Borneo blues

Borneo blues
Danum Valley extends a rainy and misty welcome Photo Credit: Raji Sunderkrishnan

The scenic rainforest in Borneo awes a traveller with its splendour

Raji Sunderkrishnan
June 26 , 2014
04 Min Read

The forest welcomes us into its folds, the smell of the wet earth carried by the cool breeze whipping my face. Through trees shrouded in mist, tantalisingly unknown calls and sounds emanate. Then the veil-like mist lifts briefly, and my jaw drops. The rough landing of my flight and the churning knot in the stomach are forgotten. Everything is worth this. The sun pierces through the thick, grey, evening sky to illuminate a beautiful tree here and another there, each towering over the next. And then, the veil drops once more. I step out of the car to watch the drama unfold, raindrops pelting my face.


I’m at Danum Valley in Sabah, Borneo. One of the protected and hence least-disturbed tracts of pristine, unlogged rainforests, Danum Valley is all that you ever imagined a rainforest to be. And more. For, once you actually walk through the forest, you realise how unimaginative your imagination has been. Over the next week, I allow the forest to envelop me with its sounds, smells and feel. I submit to everything vying for my attention: barely visible fungi, gigantic trees, tiny insects, impossibly hued birds, large primates and even the omnipresent leeches.

Borneo awes me with its splendour. And, as if to further drive home the point, I am shown the heavily logged forest at Sukau, along the Kinabatangan river. Even as I drive to Sukau, the contrast couldn’t be starker — the dense rainforest slowly gives way to oil palm plantations. Boating along the river, watching the exotic primates, birds or reptiles who still call this threadbare forest home, I’m reminded of the very grim reality of logging and deforestation.

Borneo still hasn’t revealed all its secrets to me; it is a lesson in patience. Though I’ve made my peace with it, I have unfinished business there: there are vertigo-inducing climate towers to be climbed, argus pheasants to be goggled at and pygmy elephants to be admired. And, of course, old friends to be met; secure in the knowledge that their home is safe.


The information


Getting there

The island of Borneo, the world’s third largest, is located north of Java. The island is divided among three countries: Indonesia, Brunei and Malaysia. Malaysian Borneo comprises the states of Sabah and Sarawak. From India, you can fly to Kota Kinabalu, capital of Sabah, via KL on Malaysia Airlines for about Rs 50,000 return. To get to Danum Valley in Sabah, where I stayed, I flew to Lahad Datu (Malaysia Airlines flies daily from Kota Kinabalu for approx. Rs 7,000 one-way). Sandakan is another airport in the region, and a good access point for Sukau, a forested area by the Kinabatangan river which I also visited (approx. Rs 5,300 one-way from Kota Kinabalu).


Where to stay

Danum Valley The Borneo Rainforest Lodge ( is a comfortable, if expensive, option in Danum Valley. A 3D/2N package costs from $1,320 for a couple. They offer a variety of tour packages through their parent company, Borneo Nature Tours ( These include excursions to and stay at the Tabin Wildlife Reserve in eastern Sabah (where you can see the Borneo pygmy elephant and the Sumatran rhinoceros).

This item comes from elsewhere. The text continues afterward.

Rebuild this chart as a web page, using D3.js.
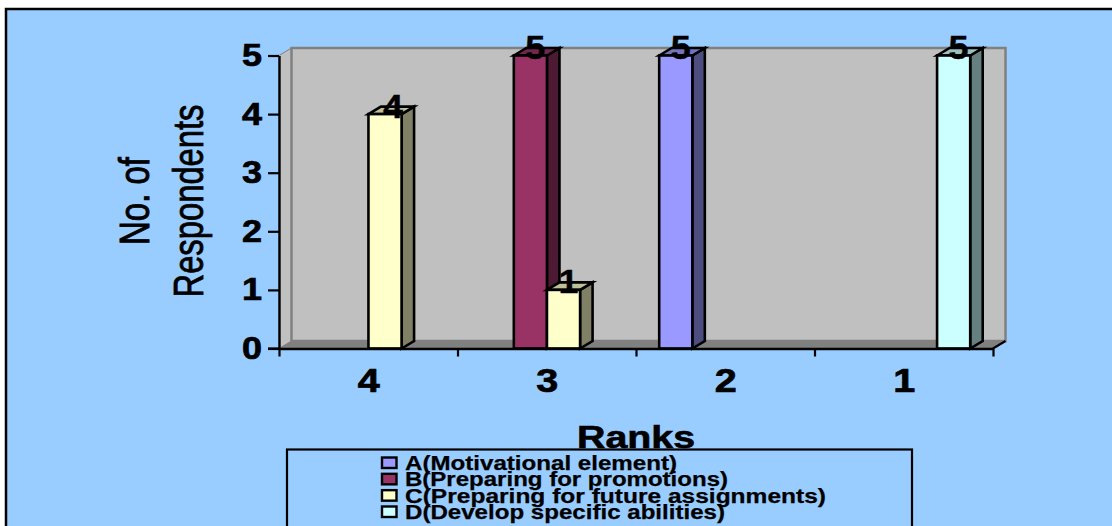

Sukau In Sukau, there are many stay options along the Kinabatangan river, including the Sukau Rainforest Lodge ( A 2D/1N package here starts at RM 1,269 (Rs 22,250).



Gear Carry a poncho to wear in the rain. Waterproof footwear with a good grip is essential as the forest floor is wet, uneven and slippery. Wear leech socks.

Guide It is best to visit the forest with a good, knowledgeable naturalist. Borneo has so many wonders, all of which you’ve probably never seen before. Having somebody telling you what to look at and where to look, helps.

Sukau Though the forest in Sukau has been heavily logged, do visit this area around the Kinabatangan river. It gives you a better opportunity to spot the abundant life that a rainforest houses. Sightings in a dense, un-logged forest are fewer. In Sukau, boats take you along the river, to try and spot wildlife.